Vous avez vu le bordel sur les forums Macs de toute la planète depuis le 11 janvier?

Un vrai Maxi Forum Shuffle mondialisé!

Tu tapes n'importe quelle URL de forum au hasard, tu tombes sur Mac mini!

Même les forums PC sont atteints! (voire les journaux télévisés... CNN, France2... je m'attends d'un instant à l'autre à une interruption de séance pour une interview de Steve sur la Chaine parlementaire)


----------



## r e m y (14 Janvier 2005)

naas a dit:
			
		

> c'est qu'il est partit sans faire un bruit faut dire aussi
> et comme il est revenu à pas de velours (ou feutré comme on veux) on ne l'a pas entendu
> __


 
Ben forcément, même s'il a claqué la porte on n'a pas pu l'entendre! il n'avait pas mis son iMac G5 en veille profonde....:rateau:

Bon, je sens qu'il faut que j'aille prendre l'air moi aussi....


----------



## Mulder (14 Janvier 2005)

futurmacmaniaque a dit:
			
		

> Bon ben c'est la réponse que voulais apporté, le disque dur est pas rapide il ne devrai pas y avoir de problème de ce coté la


J'aimerais autant que la discrétion d'une machine ne se fasse pas trop au détriment de ses performances.
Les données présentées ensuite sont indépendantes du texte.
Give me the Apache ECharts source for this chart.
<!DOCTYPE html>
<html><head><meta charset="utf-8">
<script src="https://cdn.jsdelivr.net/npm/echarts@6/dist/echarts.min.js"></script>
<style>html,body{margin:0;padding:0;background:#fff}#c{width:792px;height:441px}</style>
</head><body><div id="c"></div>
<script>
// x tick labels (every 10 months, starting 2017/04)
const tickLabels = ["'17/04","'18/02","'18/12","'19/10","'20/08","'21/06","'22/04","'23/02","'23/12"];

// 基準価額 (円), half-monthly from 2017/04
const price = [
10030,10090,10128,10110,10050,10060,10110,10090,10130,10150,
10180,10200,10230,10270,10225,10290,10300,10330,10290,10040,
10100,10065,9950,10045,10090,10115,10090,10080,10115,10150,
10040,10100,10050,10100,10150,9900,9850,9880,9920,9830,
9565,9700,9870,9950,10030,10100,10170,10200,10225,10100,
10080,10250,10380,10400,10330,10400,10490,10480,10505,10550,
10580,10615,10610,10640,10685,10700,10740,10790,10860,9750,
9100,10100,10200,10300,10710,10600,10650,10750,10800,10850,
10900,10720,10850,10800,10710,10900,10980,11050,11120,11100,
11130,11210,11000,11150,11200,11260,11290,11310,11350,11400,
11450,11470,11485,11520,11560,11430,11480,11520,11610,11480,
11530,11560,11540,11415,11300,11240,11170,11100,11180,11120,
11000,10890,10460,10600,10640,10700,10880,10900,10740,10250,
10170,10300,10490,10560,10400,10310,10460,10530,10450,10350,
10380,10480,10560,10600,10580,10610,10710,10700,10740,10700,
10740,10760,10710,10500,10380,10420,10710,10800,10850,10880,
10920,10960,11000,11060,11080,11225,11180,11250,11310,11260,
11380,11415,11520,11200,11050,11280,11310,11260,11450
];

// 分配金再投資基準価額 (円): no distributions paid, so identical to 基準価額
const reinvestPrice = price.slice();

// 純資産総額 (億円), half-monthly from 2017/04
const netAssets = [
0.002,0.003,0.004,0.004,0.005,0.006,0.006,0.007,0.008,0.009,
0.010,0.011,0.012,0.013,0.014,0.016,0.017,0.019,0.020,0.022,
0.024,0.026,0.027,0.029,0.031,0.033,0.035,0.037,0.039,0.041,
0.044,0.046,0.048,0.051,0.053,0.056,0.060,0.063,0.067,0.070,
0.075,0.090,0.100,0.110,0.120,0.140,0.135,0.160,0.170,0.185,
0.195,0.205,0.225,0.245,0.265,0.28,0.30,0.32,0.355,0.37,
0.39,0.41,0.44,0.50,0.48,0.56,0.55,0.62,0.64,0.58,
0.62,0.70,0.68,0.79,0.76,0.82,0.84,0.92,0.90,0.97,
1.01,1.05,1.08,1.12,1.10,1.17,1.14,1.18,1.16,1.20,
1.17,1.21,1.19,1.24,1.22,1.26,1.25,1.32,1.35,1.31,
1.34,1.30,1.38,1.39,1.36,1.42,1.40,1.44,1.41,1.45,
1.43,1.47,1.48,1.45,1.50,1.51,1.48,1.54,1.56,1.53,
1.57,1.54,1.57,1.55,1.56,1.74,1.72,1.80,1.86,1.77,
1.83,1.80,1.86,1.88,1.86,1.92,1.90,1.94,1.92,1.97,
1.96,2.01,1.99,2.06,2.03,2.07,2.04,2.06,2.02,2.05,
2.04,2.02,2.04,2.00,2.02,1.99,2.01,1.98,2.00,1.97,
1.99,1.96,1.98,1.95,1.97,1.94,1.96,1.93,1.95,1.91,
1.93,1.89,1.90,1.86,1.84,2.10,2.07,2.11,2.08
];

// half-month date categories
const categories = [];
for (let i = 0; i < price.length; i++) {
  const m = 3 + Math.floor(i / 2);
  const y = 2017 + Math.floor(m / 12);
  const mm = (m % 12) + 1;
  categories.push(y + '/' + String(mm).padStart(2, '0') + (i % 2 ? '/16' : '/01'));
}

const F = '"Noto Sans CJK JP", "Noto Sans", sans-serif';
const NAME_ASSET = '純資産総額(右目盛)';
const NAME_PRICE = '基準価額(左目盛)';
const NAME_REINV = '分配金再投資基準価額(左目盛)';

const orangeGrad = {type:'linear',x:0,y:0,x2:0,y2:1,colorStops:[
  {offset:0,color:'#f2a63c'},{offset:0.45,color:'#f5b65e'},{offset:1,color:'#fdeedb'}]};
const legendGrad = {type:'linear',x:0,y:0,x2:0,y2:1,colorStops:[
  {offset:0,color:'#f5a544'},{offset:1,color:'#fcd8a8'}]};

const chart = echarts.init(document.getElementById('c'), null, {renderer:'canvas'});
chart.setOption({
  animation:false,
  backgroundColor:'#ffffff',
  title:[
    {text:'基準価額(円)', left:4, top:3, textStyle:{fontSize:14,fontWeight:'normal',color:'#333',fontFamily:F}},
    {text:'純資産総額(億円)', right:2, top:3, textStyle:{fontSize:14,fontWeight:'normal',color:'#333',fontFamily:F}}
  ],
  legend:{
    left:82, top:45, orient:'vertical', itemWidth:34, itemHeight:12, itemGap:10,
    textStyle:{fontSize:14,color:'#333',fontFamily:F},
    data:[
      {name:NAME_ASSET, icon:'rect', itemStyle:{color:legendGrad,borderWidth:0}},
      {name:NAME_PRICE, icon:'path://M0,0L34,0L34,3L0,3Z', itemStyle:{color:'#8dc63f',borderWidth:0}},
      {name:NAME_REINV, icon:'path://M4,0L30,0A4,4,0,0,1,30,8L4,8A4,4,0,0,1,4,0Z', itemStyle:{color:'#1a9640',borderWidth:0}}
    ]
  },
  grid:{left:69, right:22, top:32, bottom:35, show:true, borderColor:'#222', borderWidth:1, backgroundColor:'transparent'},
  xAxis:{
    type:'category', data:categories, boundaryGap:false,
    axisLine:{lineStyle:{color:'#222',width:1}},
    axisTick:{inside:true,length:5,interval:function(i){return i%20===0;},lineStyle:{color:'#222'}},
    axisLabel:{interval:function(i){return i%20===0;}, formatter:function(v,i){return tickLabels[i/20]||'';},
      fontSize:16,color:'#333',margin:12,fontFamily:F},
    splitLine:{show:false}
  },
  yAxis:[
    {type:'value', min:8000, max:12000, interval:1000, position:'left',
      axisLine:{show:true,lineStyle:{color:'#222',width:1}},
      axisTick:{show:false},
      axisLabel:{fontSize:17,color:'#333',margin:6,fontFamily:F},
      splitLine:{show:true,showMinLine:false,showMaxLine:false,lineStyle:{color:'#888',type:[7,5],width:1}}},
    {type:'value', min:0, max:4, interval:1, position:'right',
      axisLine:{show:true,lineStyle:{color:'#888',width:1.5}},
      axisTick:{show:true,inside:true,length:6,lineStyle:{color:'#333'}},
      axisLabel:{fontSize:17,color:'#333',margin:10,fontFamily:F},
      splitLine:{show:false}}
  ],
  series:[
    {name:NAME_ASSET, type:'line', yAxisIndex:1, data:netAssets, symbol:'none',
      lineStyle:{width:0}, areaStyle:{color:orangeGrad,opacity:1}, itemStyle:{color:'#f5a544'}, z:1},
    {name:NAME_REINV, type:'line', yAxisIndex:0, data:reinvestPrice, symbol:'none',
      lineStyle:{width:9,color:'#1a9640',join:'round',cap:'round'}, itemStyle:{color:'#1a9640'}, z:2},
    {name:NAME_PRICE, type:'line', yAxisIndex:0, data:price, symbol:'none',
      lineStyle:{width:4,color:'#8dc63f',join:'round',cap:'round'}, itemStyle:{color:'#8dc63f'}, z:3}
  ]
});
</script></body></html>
Parce qu'un disque à 4200 rpm dans le Mac mini, c'est pas génial. Surtout pour une machine dans laquelle on ne peut même pas ouvrir soi-même, ne serait-ce que pour y placer une barrette de ram. :mouais:


----------



## benamad (14 Janvier 2005)

naas a dit:
			
		

> c'est pas bien de lire des betises




Desole pour l'intox mais j'avais quand meme pris la precaution de dire que "j'ai lu" et non "j'affirme" 
D'ailleurs j'ai depuis lu sur le meme site quelqu'un (de plus competent) qui informait de la presence d'un ventilo.
Faut dire ca m'etonnait qui n'y est pas un seul ventilo, si je retrouve celui qui a dis le contraire ...


----------